Technology can draw lines faster.
It can detect possible offside positions more consistently.
It can create clearer visuals for fans.
But referees and VAR officials still confirm the decision, interpret involvement in play, and apply the Laws of the Game.

Technology supports the process.
It does not replace judgement.

Football’s Emotion Clashes with Delayed Verification

Fans want correct decisions.
They also want instant celebrations.
Those two things often conflict.

The tighter the offside call becomes, the longer the review usually feels.
That delay changes the emotional rhythm of football.
A dramatic goal celebration can suddenly become silence while officials analyse lines and replays.

Even when the final decision is correct, the emotional experience may feel damaged.
This is one of VAR’s biggest challenges.
Football was built around immediate emotion.
Technology introduces delayed confirmation.

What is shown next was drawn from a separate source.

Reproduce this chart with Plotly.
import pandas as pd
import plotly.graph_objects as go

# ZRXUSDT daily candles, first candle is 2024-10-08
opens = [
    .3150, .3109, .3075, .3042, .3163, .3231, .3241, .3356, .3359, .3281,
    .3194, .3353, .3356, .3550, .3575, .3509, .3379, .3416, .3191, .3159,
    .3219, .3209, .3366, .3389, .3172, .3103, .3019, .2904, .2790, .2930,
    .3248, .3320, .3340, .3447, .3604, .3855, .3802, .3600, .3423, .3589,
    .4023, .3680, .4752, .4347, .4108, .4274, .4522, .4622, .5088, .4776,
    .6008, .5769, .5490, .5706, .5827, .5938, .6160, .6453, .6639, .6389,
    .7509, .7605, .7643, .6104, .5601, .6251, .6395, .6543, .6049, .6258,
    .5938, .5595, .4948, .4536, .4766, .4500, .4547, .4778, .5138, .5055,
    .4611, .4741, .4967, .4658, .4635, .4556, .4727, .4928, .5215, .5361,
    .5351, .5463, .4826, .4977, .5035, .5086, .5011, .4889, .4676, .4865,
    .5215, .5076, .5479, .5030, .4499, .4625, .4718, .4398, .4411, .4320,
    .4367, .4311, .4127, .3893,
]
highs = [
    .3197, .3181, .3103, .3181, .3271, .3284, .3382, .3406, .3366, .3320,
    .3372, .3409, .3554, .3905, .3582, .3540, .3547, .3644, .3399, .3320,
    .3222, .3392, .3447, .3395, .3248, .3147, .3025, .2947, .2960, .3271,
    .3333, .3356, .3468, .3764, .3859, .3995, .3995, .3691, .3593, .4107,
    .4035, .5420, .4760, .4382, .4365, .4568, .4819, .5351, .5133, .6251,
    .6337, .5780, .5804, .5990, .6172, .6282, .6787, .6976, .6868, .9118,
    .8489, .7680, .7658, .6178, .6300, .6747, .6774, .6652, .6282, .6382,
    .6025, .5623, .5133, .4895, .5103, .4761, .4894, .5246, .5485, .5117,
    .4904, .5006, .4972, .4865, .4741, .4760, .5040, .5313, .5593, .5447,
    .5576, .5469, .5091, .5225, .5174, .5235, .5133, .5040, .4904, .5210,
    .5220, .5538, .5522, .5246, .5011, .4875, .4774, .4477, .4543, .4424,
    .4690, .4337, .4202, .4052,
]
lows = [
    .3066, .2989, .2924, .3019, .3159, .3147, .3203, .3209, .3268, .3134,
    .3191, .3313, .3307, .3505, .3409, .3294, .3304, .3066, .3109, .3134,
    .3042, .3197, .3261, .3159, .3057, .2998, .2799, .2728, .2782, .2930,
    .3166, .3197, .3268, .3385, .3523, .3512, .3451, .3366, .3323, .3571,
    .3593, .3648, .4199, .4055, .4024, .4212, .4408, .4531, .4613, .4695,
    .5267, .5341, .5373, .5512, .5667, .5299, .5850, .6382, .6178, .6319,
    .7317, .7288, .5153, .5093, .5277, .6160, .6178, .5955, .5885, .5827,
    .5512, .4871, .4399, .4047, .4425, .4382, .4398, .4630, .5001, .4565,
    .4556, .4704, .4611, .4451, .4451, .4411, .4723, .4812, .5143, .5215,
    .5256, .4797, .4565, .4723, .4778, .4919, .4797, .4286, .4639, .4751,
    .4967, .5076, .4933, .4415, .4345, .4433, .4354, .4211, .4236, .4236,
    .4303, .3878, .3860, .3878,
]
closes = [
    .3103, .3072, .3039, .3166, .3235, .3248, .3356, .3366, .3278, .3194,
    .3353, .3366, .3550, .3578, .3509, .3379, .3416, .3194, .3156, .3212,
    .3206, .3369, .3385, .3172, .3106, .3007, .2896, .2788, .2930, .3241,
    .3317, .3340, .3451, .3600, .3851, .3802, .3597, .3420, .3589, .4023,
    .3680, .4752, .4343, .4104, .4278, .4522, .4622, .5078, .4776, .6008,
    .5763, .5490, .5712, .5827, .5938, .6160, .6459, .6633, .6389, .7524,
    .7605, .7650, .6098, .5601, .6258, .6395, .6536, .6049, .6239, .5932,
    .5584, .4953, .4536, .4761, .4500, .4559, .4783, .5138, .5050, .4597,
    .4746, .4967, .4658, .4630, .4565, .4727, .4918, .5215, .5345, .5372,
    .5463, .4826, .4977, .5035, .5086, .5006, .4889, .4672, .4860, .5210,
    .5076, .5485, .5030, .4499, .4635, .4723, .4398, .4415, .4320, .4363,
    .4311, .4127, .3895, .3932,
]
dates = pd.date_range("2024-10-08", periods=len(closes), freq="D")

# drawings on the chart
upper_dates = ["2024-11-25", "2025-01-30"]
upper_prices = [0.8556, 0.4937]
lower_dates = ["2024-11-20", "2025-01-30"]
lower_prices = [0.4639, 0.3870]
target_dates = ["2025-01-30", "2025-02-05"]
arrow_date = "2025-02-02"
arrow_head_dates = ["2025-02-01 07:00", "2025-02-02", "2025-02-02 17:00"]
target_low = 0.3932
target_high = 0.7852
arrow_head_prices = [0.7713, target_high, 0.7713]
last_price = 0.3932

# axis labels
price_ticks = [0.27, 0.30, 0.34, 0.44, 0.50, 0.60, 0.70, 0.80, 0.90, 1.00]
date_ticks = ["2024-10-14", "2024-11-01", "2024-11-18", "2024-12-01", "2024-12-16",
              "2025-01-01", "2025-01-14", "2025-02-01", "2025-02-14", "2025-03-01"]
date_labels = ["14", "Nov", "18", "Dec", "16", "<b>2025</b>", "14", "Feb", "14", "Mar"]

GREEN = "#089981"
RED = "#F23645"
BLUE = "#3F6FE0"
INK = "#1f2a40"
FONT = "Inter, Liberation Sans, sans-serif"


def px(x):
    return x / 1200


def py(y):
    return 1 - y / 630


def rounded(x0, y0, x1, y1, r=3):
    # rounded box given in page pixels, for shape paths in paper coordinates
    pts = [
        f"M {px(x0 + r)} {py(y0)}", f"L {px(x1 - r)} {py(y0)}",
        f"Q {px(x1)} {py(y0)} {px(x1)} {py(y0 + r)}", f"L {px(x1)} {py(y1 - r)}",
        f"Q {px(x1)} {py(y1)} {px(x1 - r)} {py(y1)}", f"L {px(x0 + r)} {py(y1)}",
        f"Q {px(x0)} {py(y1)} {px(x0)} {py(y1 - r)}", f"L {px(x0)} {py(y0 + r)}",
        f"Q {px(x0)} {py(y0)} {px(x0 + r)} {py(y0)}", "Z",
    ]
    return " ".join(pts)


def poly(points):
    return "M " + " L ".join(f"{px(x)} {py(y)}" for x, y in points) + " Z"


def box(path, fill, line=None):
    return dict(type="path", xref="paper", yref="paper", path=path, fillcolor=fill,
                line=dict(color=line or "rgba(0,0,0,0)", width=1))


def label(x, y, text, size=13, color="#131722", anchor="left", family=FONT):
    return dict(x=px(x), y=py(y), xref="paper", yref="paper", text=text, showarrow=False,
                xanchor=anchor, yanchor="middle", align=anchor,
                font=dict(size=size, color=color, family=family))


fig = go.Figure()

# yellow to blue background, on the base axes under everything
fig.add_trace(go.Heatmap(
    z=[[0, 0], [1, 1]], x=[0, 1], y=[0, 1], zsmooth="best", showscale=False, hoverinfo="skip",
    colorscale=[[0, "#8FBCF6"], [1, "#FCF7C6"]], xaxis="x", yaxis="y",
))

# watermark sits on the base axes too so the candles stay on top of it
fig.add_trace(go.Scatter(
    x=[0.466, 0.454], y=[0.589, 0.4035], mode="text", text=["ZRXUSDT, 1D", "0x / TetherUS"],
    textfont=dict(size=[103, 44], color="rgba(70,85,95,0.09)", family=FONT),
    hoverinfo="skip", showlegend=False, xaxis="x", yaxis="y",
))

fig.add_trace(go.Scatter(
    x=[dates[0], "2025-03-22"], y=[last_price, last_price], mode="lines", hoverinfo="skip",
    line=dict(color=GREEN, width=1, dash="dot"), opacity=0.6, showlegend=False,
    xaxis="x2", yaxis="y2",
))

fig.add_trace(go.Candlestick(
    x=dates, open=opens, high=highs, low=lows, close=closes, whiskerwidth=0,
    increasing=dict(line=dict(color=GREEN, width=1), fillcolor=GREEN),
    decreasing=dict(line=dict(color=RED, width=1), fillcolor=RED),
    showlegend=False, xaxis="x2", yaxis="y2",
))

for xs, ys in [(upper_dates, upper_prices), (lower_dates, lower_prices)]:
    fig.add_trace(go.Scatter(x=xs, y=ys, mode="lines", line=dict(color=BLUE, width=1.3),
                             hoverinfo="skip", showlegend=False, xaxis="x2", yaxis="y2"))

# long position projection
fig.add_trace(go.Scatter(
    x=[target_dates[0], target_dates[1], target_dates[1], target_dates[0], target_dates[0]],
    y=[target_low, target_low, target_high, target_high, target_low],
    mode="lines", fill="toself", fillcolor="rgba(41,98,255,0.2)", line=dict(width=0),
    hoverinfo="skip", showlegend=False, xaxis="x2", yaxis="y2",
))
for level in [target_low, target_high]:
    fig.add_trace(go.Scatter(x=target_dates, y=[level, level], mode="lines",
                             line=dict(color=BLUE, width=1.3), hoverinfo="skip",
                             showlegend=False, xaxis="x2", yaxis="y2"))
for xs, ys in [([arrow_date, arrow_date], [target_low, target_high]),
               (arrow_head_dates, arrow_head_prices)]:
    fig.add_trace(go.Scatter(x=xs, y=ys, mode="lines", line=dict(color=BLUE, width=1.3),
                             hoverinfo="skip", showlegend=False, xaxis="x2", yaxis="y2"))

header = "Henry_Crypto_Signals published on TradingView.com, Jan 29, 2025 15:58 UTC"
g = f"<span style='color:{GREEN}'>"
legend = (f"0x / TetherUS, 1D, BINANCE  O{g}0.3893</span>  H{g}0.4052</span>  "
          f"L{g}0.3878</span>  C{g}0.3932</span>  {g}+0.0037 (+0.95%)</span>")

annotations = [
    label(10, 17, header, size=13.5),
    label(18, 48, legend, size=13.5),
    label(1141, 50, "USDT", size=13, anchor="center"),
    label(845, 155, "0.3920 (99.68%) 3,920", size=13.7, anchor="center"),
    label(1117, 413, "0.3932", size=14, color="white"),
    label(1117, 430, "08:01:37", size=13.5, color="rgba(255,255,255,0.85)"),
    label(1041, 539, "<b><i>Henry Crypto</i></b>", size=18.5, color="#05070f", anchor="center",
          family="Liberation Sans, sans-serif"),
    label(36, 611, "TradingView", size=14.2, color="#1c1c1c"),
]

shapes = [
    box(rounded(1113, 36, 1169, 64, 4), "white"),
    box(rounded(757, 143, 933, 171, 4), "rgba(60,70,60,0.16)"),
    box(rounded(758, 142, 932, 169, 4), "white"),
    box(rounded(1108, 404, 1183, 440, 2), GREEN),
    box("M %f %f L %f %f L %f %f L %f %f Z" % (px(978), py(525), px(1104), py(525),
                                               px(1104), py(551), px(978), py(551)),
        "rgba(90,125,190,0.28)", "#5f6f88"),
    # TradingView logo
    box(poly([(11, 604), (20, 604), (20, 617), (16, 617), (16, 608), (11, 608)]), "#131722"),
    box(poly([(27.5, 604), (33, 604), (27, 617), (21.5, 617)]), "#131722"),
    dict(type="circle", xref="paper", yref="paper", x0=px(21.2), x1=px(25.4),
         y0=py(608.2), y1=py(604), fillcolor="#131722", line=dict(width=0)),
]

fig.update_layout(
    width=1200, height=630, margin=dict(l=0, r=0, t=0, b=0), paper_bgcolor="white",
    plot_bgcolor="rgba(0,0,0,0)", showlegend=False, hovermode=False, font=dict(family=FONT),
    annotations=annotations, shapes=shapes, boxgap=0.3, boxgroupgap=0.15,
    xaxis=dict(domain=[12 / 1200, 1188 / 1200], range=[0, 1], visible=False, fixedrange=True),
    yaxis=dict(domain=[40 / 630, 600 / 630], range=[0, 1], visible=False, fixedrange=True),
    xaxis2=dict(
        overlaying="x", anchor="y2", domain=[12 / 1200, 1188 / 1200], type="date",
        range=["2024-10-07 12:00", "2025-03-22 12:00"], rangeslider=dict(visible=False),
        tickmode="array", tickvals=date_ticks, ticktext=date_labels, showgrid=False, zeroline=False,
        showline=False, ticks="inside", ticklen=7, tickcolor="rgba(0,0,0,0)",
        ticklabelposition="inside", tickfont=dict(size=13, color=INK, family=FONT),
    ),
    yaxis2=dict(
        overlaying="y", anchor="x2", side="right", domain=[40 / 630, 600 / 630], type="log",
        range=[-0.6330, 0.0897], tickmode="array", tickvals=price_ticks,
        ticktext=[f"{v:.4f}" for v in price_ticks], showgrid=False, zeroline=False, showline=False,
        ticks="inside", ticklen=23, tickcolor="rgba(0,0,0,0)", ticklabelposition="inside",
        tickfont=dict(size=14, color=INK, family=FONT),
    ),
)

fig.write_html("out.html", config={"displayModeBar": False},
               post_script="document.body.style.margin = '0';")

Changing The Rule Would Not Remove Controversy

Many people suggest changing the offside rule.
Some want thicker lines.
Some want more advantage for attackers.
Others want “clear daylight” between players.
But every version of the rule still creates a boundary.
And every boundary creates debate.

If the rule changes, controversy simply moves to a different line.
The deeper problem remains the same:
Football is a fast, fluid sport trying to apply exact measurements to constantly moving situations.

Final Takeaway: Why Offside Decisions Can Never Be Perfect

Offside looks simple on a freeze-frame.
But football is not played in still images.

Players sprint, turn, collide, lean, and react in real time.
The ball moves.
Bodies overlap.
Camera angles distort tiny margins.
And even with VAR, some decisions still depend on interpretation.

Technology can reduce major mistakes.
It can make decisions faster and more consistent.
But it cannot remove uncertainty entirely.
That is why offside decisions can never be perfect.

Not because technology has failed.
But because football is too fast, too dynamic, and too human to be measured with absolute perfection.